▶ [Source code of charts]
* * * * *

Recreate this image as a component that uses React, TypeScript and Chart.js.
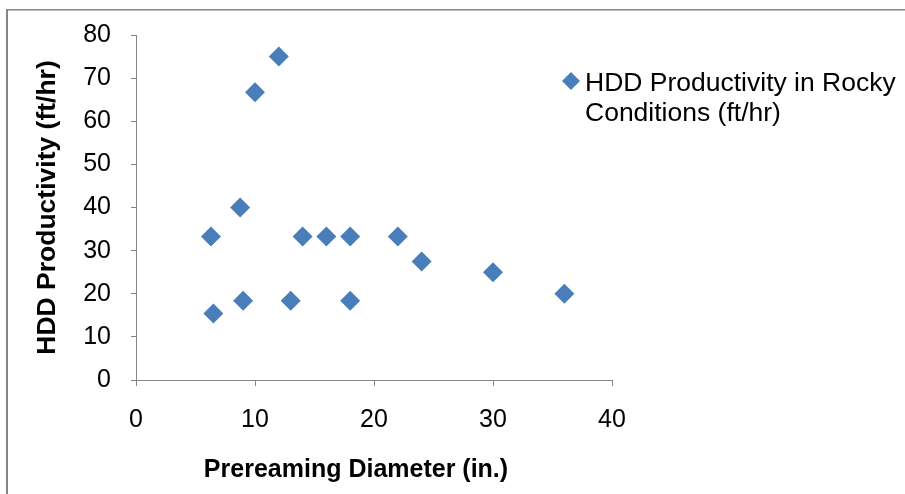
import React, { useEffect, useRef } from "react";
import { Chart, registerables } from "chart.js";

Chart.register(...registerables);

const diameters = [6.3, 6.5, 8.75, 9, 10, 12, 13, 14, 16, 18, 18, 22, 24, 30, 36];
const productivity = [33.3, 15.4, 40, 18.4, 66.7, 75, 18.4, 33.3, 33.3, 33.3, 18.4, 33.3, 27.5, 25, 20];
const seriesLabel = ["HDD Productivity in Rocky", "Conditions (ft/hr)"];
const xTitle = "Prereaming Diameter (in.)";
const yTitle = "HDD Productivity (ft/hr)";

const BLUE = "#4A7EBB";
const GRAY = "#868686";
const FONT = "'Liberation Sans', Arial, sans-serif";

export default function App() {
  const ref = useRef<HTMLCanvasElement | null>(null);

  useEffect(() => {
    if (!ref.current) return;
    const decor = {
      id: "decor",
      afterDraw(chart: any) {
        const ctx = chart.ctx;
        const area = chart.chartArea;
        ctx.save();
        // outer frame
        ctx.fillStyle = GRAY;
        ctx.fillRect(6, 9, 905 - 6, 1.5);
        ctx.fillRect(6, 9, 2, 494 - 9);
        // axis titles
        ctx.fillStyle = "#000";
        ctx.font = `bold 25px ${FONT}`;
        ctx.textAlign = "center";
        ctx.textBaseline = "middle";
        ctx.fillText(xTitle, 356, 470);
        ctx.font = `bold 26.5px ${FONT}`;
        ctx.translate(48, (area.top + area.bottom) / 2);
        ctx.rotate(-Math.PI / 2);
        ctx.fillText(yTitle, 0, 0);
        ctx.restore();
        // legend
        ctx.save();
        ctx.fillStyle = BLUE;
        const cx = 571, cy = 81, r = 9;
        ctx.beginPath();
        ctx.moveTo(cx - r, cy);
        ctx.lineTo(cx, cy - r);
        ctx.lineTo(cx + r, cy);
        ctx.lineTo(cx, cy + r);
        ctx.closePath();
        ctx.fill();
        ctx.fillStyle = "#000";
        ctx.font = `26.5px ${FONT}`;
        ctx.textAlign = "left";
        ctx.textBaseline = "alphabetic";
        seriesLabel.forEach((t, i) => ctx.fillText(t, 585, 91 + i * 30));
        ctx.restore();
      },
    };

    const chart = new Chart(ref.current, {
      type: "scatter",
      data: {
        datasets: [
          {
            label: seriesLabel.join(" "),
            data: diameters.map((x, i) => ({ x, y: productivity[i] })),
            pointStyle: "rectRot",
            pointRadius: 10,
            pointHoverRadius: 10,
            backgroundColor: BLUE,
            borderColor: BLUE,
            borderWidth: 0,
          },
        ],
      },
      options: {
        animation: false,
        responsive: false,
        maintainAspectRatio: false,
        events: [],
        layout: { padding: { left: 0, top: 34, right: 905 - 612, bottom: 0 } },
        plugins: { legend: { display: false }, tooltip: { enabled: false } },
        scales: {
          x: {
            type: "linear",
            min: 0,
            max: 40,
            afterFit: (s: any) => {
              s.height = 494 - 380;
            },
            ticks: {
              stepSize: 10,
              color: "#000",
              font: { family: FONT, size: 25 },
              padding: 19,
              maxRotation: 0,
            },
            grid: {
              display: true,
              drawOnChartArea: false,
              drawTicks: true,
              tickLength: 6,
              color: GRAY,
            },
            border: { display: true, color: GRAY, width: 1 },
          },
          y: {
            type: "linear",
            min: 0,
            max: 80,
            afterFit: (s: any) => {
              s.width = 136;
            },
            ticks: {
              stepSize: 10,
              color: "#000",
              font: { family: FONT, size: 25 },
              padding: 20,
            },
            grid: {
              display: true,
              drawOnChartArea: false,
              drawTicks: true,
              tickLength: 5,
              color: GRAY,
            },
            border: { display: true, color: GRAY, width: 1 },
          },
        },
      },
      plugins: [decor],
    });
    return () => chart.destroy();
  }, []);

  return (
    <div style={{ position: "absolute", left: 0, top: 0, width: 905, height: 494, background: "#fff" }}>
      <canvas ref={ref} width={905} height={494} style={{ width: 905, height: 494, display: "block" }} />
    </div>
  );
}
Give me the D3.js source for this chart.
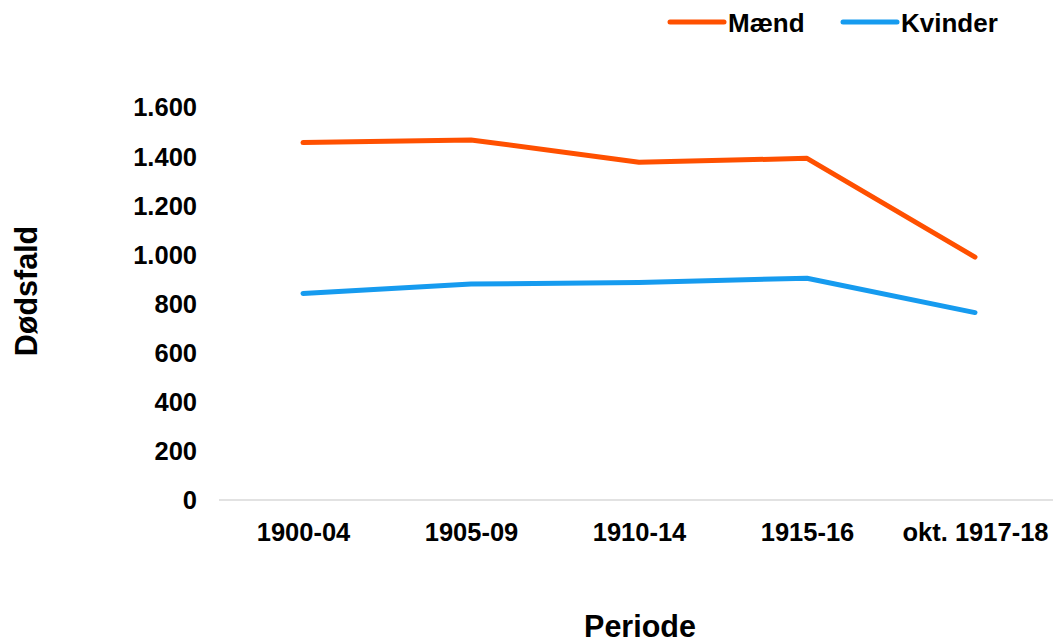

* * * * *

▶ [What is being asked] Without including any picture, repeat the data exactly.

▶ [Expected answer]
Recreate this image as a component that uses React, TypeScript and Chart.js.
import React, { useEffect, useRef } from "react";
import { Chart, registerables } from "chart.js";

Chart.register(...registerables);

const diameters = [6.3, 6.5, 8.75, 9, 10, 12, 13, 14, 16, 18, 18, 22, 24, 30, 36];
const productivity = [33.3, 15.4, 40, 18.4, 66.7, 75, 18.4, 33.3, 33.3, 33.3, 18.4, 33.3, 27.5, 25, 20];
const seriesLabel = ["HDD Productivity in Rocky", "Conditions (ft/hr)"];
const xTitle = "Prereaming Diameter (in.)";
const yTitle = "HDD Productivity (ft/hr)";

const BLUE = "#4A7EBB";
const GRAY = "#868686";
const FONT = "'Liberation Sans', Arial, sans-serif";

export default function App() {
  const ref = useRef<HTMLCanvasElement | null>(null);

  useEffect(() => {
    if (!ref.current) return;
    const decor = {
      id: "decor",
      afterDraw(chart: any) {
        const ctx = chart.ctx;
        const area = chart.chartArea;
        ctx.save();
        // outer frame
        ctx.fillStyle = GRAY;
        ctx.fillRect(6, 9, 905 - 6, 1.5);
        ctx.fillRect(6, 9, 2, 494 - 9);
        // axis titles
        ctx.fillStyle = "#000";
        ctx.font = `bold 25px ${FONT}`;
        ctx.textAlign = "center";
        ctx.textBaseline = "middle";
        ctx.fillText(xTitle, 356, 470);
        ctx.font = `bold 26.5px ${FONT}`;
        ctx.translate(48, (area.top + area.bottom) / 2);
        ctx.rotate(-Math.PI / 2);
        ctx.fillText(yTitle, 0, 0);
        ctx.restore();
        // legend
        ctx.save();
        ctx.fillStyle = BLUE;
        const cx = 571, cy = 81, r = 9;
        ctx.beginPath();
        ctx.moveTo(cx - r, cy);
        ctx.lineTo(cx, cy - r);
        ctx.lineTo(cx + r, cy);
        ctx.lineTo(cx, cy + r);
        ctx.closePath();
        ctx.fill();
        ctx.fillStyle = "#000";
        ctx.font = `26.5px ${FONT}`;
        ctx.textAlign = "left";
        ctx.textBaseline = "alphabetic";
        seriesLabel.forEach((t, i) => ctx.fillText(t, 585, 91 + i * 30));
        ctx.restore();
      },
    };

    const chart = new Chart(ref.current, {
      type: "scatter",
      data: {
        datasets: [
          {
            label: seriesLabel.join(" "),
            data: diameters.map((x, i) => ({ x, y: productivity[i] })),
            pointStyle: "rectRot",
            pointRadius: 10,
            pointHoverRadius: 10,
            backgroundColor: BLUE,
            borderColor: BLUE,
            borderWidth: 0,
          },
        ],
      },
      options: {
        animation: false,
        responsive: false,
        maintainAspectRatio: false,
        events: [],
        layout: { padding: { left: 0, top: 34, right: 905 - 612, bottom: 0 } },
        plugins: { legend: { display: false }, tooltip: { enabled: false } },
        scales: {
          x: {
            type: "linear",
            min: 0,
            max: 40,
            afterFit: (s: any) => {
              s.height = 494 - 380;
            },
            ticks: {
              stepSize: 10,
              color: "#000",
              font: { family: FONT, size: 25 },
              padding: 19,
              maxRotation: 0,
            },
            grid: {
              display: true,
              drawOnChartArea: false,
              drawTicks: true,
              tickLength: 6,
              color: GRAY,
            },
            border: { display: true, color: GRAY, width: 1 },
          },
          y: {
            type: "linear",
            min: 0,
            max: 80,
            afterFit: (s: any) => {
              s.width = 136;
            },
            ticks: {
              stepSize: 10,
              color: "#000",
              font: { family: FONT, size: 25 },
              padding: 20,
            },
            grid: {
              display: true,
              drawOnChartArea: false,
              drawTicks: true,
              tickLength: 5,
              color: GRAY,
            },
            border: { display: true, color: GRAY, width: 1 },
          },
        },
      },
      plugins: [decor],
    });
    return () => chart.destroy();
  }, []);

  return (
    <div style={{ position: "absolute", left: 0, top: 0, width: 905, height: 494, background: "#fff" }}>
      <canvas ref={ref} width={905} height={494} style={{ width: 905, height: 494, display: "block" }} />
    </div>
  );
}
Give me the D3.js source for this chart.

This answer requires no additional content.